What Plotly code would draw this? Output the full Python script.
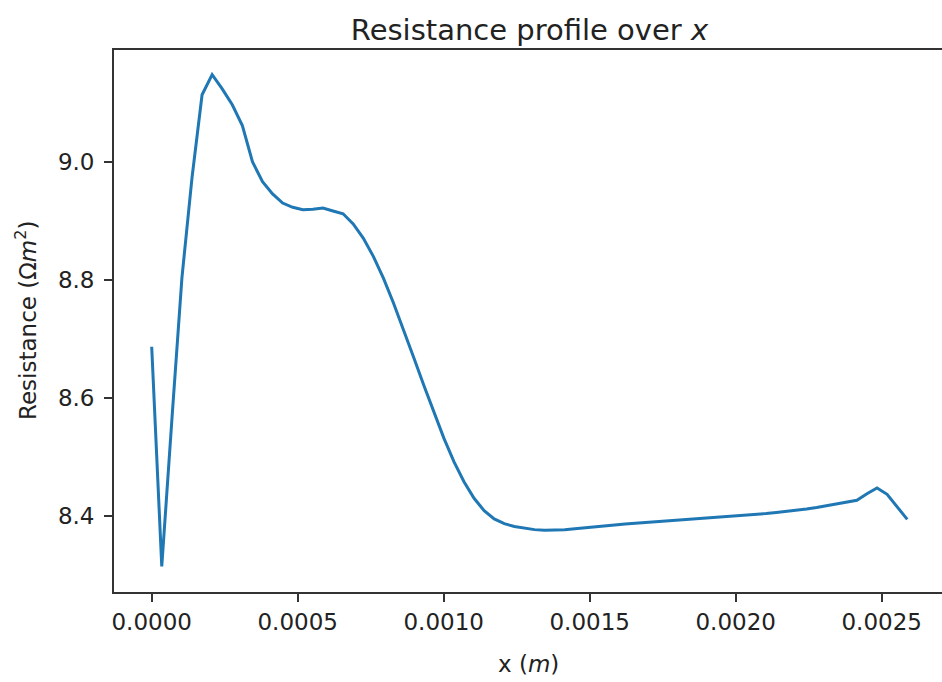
import plotly.graph_objects as go

# Sample spacing and values
dx = 0.0000345
resistance = [
    8.687, 8.3146, 8.5625, 8.8036, 8.973, 9.114, 9.148, 9.124, 9.097, 9.0616,
    9.0005, 8.9666, 8.946, 8.9304, 8.9233, 8.919, 8.920, 8.922, 8.917, 8.9122,
    8.8951, 8.8711, 8.8401, 8.8031, 8.7611, 8.7161, 8.6691, 8.6221, 8.5761, 8.5321,
    8.4921, 8.4581, 8.4301, 8.4091, 8.3951, 8.3871, 8.3822, 8.3791, 8.3770, 8.3759,
    8.3757, 8.3766, 8.3783, 8.3802, 8.3821, 8.3838, 8.3853, 8.3866, 8.3878, 8.3890,
    8.3902, 8.3914, 8.3926, 8.3938, 8.3950, 8.3962, 8.3974, 8.3986, 8.3998, 8.4012,
    8.4027, 8.4043, 8.4060, 8.4078, 8.4098, 8.4120, 8.4145, 8.4173, 8.4203, 8.4235,
    8.4267, 8.4377, 8.4475, 8.4368, 8.4148, 8.3944,
]
x_vals = [i * dx for i in range(len(resistance))]

x_ticks = [0.0, 0.0005, 0.0010, 0.0015, 0.0020, 0.0025]
x_tick_text = ["0.0000", "0.0005", "0.0010", "0.0015", "0.0020", "0.0025"]
y_ticks = [8.4, 8.6, 8.8, 9.0]
y_tick_text = ["8.4", "8.6", "8.8", "9.0"]

W, H = 942, 682
L, R, T, B = 114, 0, 50, 90

FONT = "DejaVu Sans"
fig = go.Figure()
fig.add_trace(go.Scatter(
    x=x_vals, y=resistance, mode="lines",
    line=dict(color="#1f77b4", width=3),
    showlegend=False, hoverinfo="skip",
))

axis_common = dict(
    showgrid=False, zeroline=False, showline=True, linecolor="#333333",
    linewidth=1.8, ticks="outside", ticklen=8, tickwidth=1.8, tickcolor="#333333",
    tickfont=dict(family=FONT, size=23, color="#222222"),
)
fig.update_xaxes(
    range=[-0.0001291, 0.0027065], tickvals=x_ticks, ticktext=x_tick_text,
    mirror=True, **axis_common,
)
fig.update_yaxes(
    range=[8.2713, 9.1898], tickvals=y_ticks, ticktext=y_tick_text,
    mirror=False, ticklabelstandoff=5, **axis_common,
)

plot_h = H - T - B
fig.update_layout(
    width=W, height=H,
    margin=dict(l=L, r=R, t=T, b=B, pad=0),
    paper_bgcolor="white", plot_bgcolor="white",
    title=dict(
        text="Resistance profile over <i>x</i>",
        x=(114 + 945) / 2 / W, xanchor="center",
        y=1 - 30 / H, yanchor="middle", yref="container",
        font=dict(family=FONT, size=29, color="#222222"),
    ),
    annotations=[
        dict(text="x (<i>m</i>)", xref="paper", yref="paper",
             x=(528 - L) / (W - L), y=(H - B - 664) / plot_h,
             xanchor="center", yanchor="middle", showarrow=False,
             font=dict(family=FONT, size=23, color="#222222")),
        dict(text="Resistance (Ω<i>m</i><sup>2</sup>)", xref="paper", yref="paper",
             x=(26 - L) / (W - L), y=0.5, textangle=-90,
             xanchor="center", yanchor="middle", showarrow=False,
             font=dict(family=FONT, size=23, color="#222222")),
    ],
)

fig.write_html("out.html")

> _AIM OF THE TASK_
Omit the pictures, and quote the material above exactly as given.

> _FULL ANSWER_
What Plotly code would draw this? Output the full Python script.
import plotly.graph_objects as go

# Sample spacing and values
dx = 0.0000345
resistance = [
    8.687, 8.3146, 8.5625, 8.8036, 8.973, 9.114, 9.148, 9.124, 9.097, 9.0616,
    9.0005, 8.9666, 8.946, 8.9304, 8.9233, 8.919, 8.920, 8.922, 8.917, 8.9122,
    8.8951, 8.8711, 8.8401, 8.8031, 8.7611, 8.7161, 8.6691, 8.6221, 8.5761, 8.5321,
    8.4921, 8.4581, 8.4301, 8.4091, 8.3951, 8.3871, 8.3822, 8.3791, 8.3770, 8.3759,
    8.3757, 8.3766, 8.3783, 8.3802, 8.3821, 8.3838, 8.3853, 8.3866, 8.3878, 8.3890,
    8.3902, 8.3914, 8.3926, 8.3938, 8.3950, 8.3962, 8.3974, 8.3986, 8.3998, 8.4012,
    8.4027, 8.4043, 8.4060, 8.4078, 8.4098, 8.4120, 8.4145, 8.4173, 8.4203, 8.4235,
    8.4267, 8.4377, 8.4475, 8.4368, 8.4148, 8.3944,
]
x_vals = [i * dx for i in range(len(resistance))]

x_ticks = [0.0, 0.0005, 0.0010, 0.0015, 0.0020, 0.0025]
x_tick_text = ["0.0000", "0.0005", "0.0010", "0.0015", "0.0020", "0.0025"]
y_ticks = [8.4, 8.6, 8.8, 9.0]
y_tick_text = ["8.4", "8.6", "8.8", "9.0"]

W, H = 942, 682
L, R, T, B = 114, 0, 50, 90

FONT = "DejaVu Sans"
fig = go.Figure()
fig.add_trace(go.Scatter(
    x=x_vals, y=resistance, mode="lines",
    line=dict(color="#1f77b4", width=3),
    showlegend=False, hoverinfo="skip",
))

axis_common = dict(
    showgrid=False, zeroline=False, showline=True, linecolor="#333333",
    linewidth=1.8, ticks="outside", ticklen=8, tickwidth=1.8, tickcolor="#333333",
    tickfont=dict(family=FONT, size=23, color="#222222"),
)
fig.update_xaxes(
    range=[-0.0001291, 0.0027065], tickvals=x_ticks, ticktext=x_tick_text,
    mirror=True, **axis_common,
)
fig.update_yaxes(
    range=[8.2713, 9.1898], tickvals=y_ticks, ticktext=y_tick_text,
    mirror=False, ticklabelstandoff=5, **axis_common,
)

plot_h = H - T - B
fig.update_layout(
    width=W, height=H,
    margin=dict(l=L, r=R, t=T, b=B, pad=0),
    paper_bgcolor="white", plot_bgcolor="white",
    title=dict(
        text="Resistance profile over <i>x</i>",
        x=(114 + 945) / 2 / W, xanchor="center",
        y=1 - 30 / H, yanchor="middle", yref="container",
        font=dict(family=FONT, size=29, color="#222222"),
    ),
    annotations=[
        dict(text="x (<i>m</i>)", xref="paper", yref="paper",
             x=(528 - L) / (W - L), y=(H - B - 664) / plot_h,
             xanchor="center", yanchor="middle", showarrow=False,
             font=dict(family=FONT, size=23, color="#222222")),
        dict(text="Resistance (Ω<i>m</i><sup>2</sup>)", xref="paper", yref="paper",
             x=(26 - L) / (W - L), y=0.5, textangle=-90,
             xanchor="center", yanchor="middle", showarrow=False,
             font=dict(family=FONT, size=23, color="#222222")),
    ],
)

fig.write_html("out.html")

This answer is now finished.